Some records:
+ + + + + + +
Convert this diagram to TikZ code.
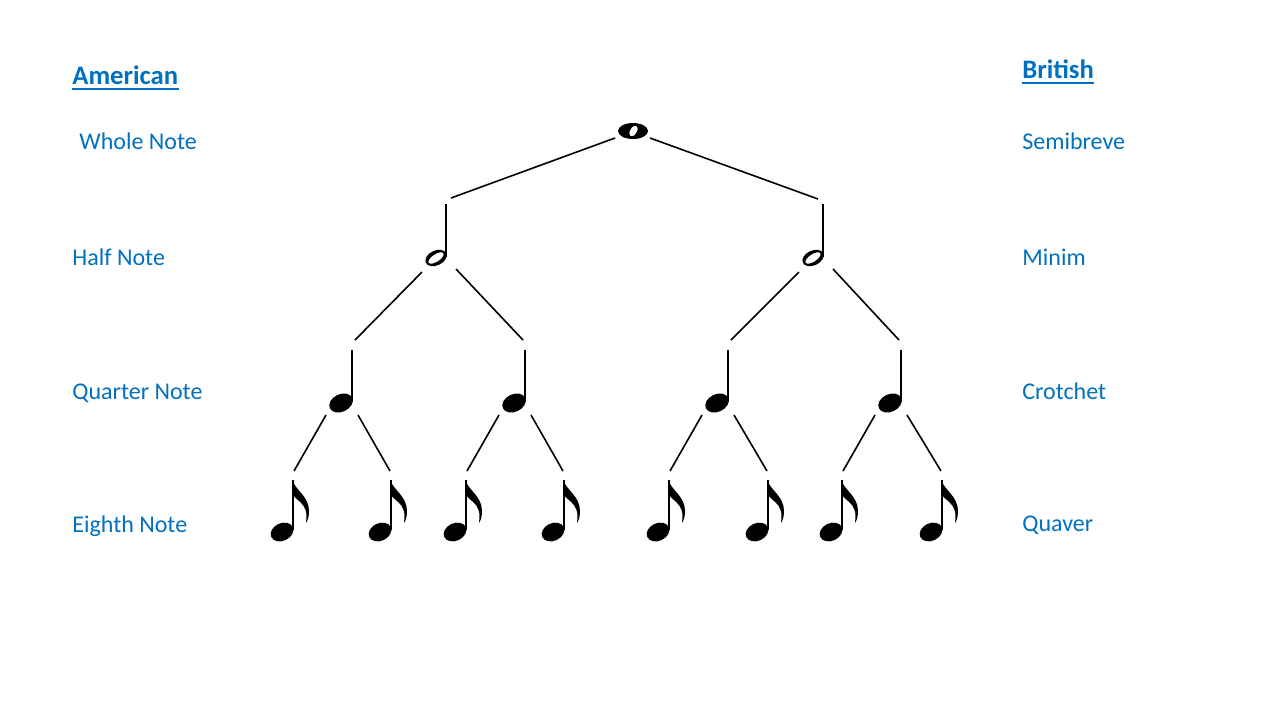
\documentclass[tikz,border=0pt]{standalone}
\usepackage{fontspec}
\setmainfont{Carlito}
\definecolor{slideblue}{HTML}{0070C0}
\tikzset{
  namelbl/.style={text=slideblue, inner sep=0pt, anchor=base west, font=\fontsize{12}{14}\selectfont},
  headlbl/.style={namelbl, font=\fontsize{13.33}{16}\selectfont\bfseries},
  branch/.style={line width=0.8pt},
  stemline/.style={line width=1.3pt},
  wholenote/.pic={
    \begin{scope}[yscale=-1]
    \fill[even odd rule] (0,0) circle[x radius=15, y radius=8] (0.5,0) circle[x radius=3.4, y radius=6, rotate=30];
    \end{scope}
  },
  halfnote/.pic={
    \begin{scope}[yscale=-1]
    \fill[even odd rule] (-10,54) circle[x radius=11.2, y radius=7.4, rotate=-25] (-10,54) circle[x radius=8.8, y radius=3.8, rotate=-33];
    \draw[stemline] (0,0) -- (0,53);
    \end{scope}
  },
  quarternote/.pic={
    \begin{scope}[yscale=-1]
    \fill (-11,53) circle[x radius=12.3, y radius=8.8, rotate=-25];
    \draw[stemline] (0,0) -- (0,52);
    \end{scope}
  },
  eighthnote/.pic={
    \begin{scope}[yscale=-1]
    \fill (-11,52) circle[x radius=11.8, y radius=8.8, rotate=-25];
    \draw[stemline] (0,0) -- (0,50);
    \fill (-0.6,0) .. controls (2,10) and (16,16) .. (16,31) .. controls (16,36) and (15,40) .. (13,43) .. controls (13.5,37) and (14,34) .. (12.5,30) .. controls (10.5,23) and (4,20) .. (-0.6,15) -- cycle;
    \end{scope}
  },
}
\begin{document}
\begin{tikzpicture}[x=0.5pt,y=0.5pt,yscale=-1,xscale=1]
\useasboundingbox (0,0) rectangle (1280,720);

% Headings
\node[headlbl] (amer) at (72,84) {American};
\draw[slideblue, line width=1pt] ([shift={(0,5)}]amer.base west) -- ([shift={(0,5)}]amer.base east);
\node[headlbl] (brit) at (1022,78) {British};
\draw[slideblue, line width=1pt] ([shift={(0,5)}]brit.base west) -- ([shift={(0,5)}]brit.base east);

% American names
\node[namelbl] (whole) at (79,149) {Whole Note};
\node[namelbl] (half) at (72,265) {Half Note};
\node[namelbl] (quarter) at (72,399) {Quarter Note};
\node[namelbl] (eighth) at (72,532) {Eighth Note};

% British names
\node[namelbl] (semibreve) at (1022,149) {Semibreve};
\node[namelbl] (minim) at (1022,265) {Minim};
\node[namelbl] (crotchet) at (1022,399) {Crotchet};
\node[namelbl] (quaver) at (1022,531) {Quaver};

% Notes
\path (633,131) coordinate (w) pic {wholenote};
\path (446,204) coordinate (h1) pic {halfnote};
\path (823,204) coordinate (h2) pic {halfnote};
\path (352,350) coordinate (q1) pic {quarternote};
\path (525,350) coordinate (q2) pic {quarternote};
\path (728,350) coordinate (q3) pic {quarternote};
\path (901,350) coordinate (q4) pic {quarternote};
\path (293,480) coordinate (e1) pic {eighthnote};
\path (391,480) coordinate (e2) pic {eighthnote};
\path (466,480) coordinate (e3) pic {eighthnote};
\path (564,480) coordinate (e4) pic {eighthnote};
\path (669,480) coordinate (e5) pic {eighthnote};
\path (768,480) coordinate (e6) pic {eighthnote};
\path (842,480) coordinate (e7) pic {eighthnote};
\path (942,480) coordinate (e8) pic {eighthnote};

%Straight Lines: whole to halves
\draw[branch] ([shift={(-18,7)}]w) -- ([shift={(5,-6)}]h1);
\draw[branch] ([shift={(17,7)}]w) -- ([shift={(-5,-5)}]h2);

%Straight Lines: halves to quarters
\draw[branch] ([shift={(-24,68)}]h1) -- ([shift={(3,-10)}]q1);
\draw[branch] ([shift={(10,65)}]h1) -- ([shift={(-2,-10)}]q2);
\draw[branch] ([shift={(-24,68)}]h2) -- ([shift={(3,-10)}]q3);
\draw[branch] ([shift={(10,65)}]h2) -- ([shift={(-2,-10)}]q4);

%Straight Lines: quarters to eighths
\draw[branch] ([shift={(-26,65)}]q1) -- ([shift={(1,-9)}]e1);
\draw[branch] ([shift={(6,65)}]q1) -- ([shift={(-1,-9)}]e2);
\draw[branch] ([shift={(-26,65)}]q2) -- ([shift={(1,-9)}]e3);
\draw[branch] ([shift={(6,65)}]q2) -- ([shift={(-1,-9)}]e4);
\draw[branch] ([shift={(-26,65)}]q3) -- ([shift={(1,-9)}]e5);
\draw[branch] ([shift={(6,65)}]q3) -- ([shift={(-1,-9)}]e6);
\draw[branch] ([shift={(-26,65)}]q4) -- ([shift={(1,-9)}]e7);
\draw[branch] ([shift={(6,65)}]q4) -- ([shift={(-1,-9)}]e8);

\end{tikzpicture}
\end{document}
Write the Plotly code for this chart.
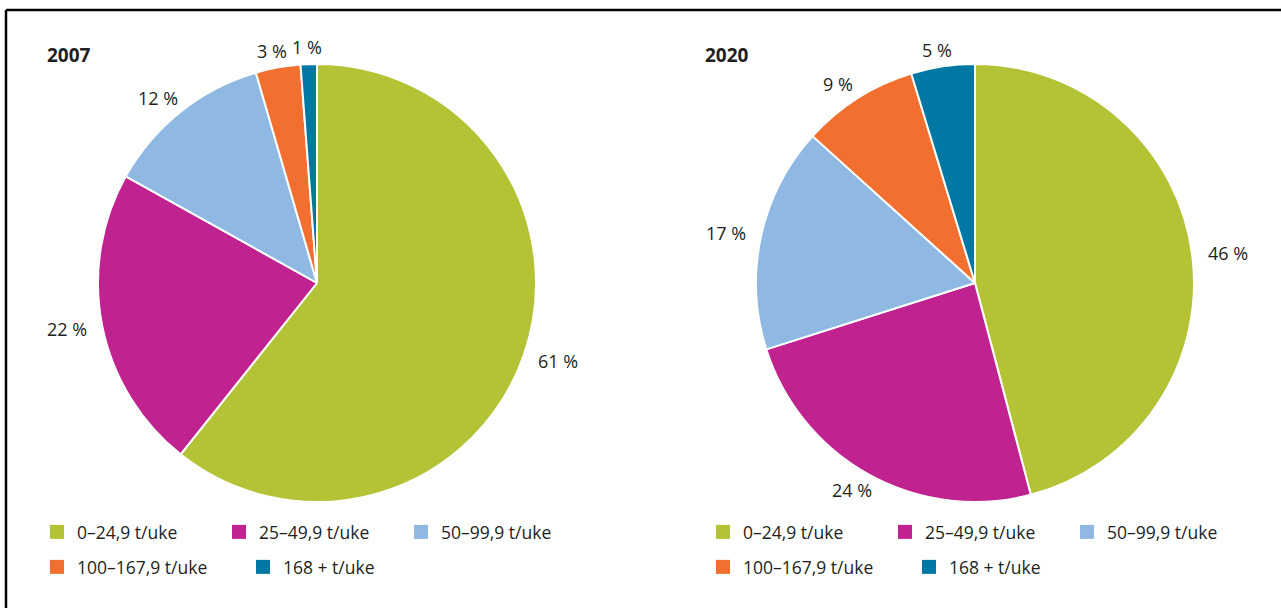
+ + + + + + +
Work instructions> Keep the pictures out and write out the records exactly.

Result of this exercise>
Convert this diagram to TikZ code.
\documentclass[tikz,border=0pt]{standalone}
\usepackage{fontspec}
\setmainfont{Carlito}
\definecolor{slideblue}{HTML}{0070C0}
\tikzset{
  namelbl/.style={text=slideblue, inner sep=0pt, anchor=base west, font=\fontsize{12}{14}\selectfont},
  headlbl/.style={namelbl, font=\fontsize{13.33}{16}\selectfont\bfseries},
  branch/.style={line width=0.8pt},
  stemline/.style={line width=1.3pt},
  wholenote/.pic={
    \begin{scope}[yscale=-1]
    \fill[even odd rule] (0,0) circle[x radius=15, y radius=8] (0.5,0) circle[x radius=3.4, y radius=6, rotate=30];
    \end{scope}
  },
  halfnote/.pic={
    \begin{scope}[yscale=-1]
    \fill[even odd rule] (-10,54) circle[x radius=11.2, y radius=7.4, rotate=-25] (-10,54) circle[x radius=8.8, y radius=3.8, rotate=-33];
    \draw[stemline] (0,0) -- (0,53);
    \end{scope}
  },
  quarternote/.pic={
    \begin{scope}[yscale=-1]
    \fill (-11,53) circle[x radius=12.3, y radius=8.8, rotate=-25];
    \draw[stemline] (0,0) -- (0,52);
    \end{scope}
  },
  eighthnote/.pic={
    \begin{scope}[yscale=-1]
    \fill (-11,52) circle[x radius=11.8, y radius=8.8, rotate=-25];
    \draw[stemline] (0,0) -- (0,50);
    \fill (-0.6,0) .. controls (2,10) and (16,16) .. (16,31) .. controls (16,36) and (15,40) .. (13,43) .. controls (13.5,37) and (14,34) .. (12.5,30) .. controls (10.5,23) and (4,20) .. (-0.6,15) -- cycle;
    \end{scope}
  },
}
\begin{document}
\begin{tikzpicture}[x=0.5pt,y=0.5pt,yscale=-1,xscale=1]
\useasboundingbox (0,0) rectangle (1280,720);

% Headings
\node[headlbl] (amer) at (72,84) {American};
\draw[slideblue, line width=1pt] ([shift={(0,5)}]amer.base west) -- ([shift={(0,5)}]amer.base east);
\node[headlbl] (brit) at (1022,78) {British};
\draw[slideblue, line width=1pt] ([shift={(0,5)}]brit.base west) -- ([shift={(0,5)}]brit.base east);

% American names
\node[namelbl] (whole) at (79,149) {Whole Note};
\node[namelbl] (half) at (72,265) {Half Note};
\node[namelbl] (quarter) at (72,399) {Quarter Note};
\node[namelbl] (eighth) at (72,532) {Eighth Note};

% British names
\node[namelbl] (semibreve) at (1022,149) {Semibreve};
\node[namelbl] (minim) at (1022,265) {Minim};
\node[namelbl] (crotchet) at (1022,399) {Crotchet};
\node[namelbl] (quaver) at (1022,531) {Quaver};

% Notes
\path (633,131) coordinate (w) pic {wholenote};
\path (446,204) coordinate (h1) pic {halfnote};
\path (823,204) coordinate (h2) pic {halfnote};
\path (352,350) coordinate (q1) pic {quarternote};
\path (525,350) coordinate (q2) pic {quarternote};
\path (728,350) coordinate (q3) pic {quarternote};
\path (901,350) coordinate (q4) pic {quarternote};
\path (293,480) coordinate (e1) pic {eighthnote};
\path (391,480) coordinate (e2) pic {eighthnote};
\path (466,480) coordinate (e3) pic {eighthnote};
\path (564,480) coordinate (e4) pic {eighthnote};
\path (669,480) coordinate (e5) pic {eighthnote};
\path (768,480) coordinate (e6) pic {eighthnote};
\path (842,480) coordinate (e7) pic {eighthnote};
\path (942,480) coordinate (e8) pic {eighthnote};

%Straight Lines: whole to halves
\draw[branch] ([shift={(-18,7)}]w) -- ([shift={(5,-6)}]h1);
\draw[branch] ([shift={(17,7)}]w) -- ([shift={(-5,-5)}]h2);

%Straight Lines: halves to quarters
\draw[branch] ([shift={(-24,68)}]h1) -- ([shift={(3,-10)}]q1);
\draw[branch] ([shift={(10,65)}]h1) -- ([shift={(-2,-10)}]q2);
\draw[branch] ([shift={(-24,68)}]h2) -- ([shift={(3,-10)}]q3);
\draw[branch] ([shift={(10,65)}]h2) -- ([shift={(-2,-10)}]q4);

%Straight Lines: quarters to eighths
\draw[branch] ([shift={(-26,65)}]q1) -- ([shift={(1,-9)}]e1);
\draw[branch] ([shift={(6,65)}]q1) -- ([shift={(-1,-9)}]e2);
\draw[branch] ([shift={(-26,65)}]q2) -- ([shift={(1,-9)}]e3);
\draw[branch] ([shift={(6,65)}]q2) -- ([shift={(-1,-9)}]e4);
\draw[branch] ([shift={(-26,65)}]q3) -- ([shift={(1,-9)}]e5);
\draw[branch] ([shift={(6,65)}]q3) -- ([shift={(-1,-9)}]e6);
\draw[branch] ([shift={(-26,65)}]q4) -- ([shift={(1,-9)}]e7);
\draw[branch] ([shift={(6,65)}]q4) -- ([shift={(-1,-9)}]e8);

\end{tikzpicture}
\end{document}
Write the Plotly code for this chart.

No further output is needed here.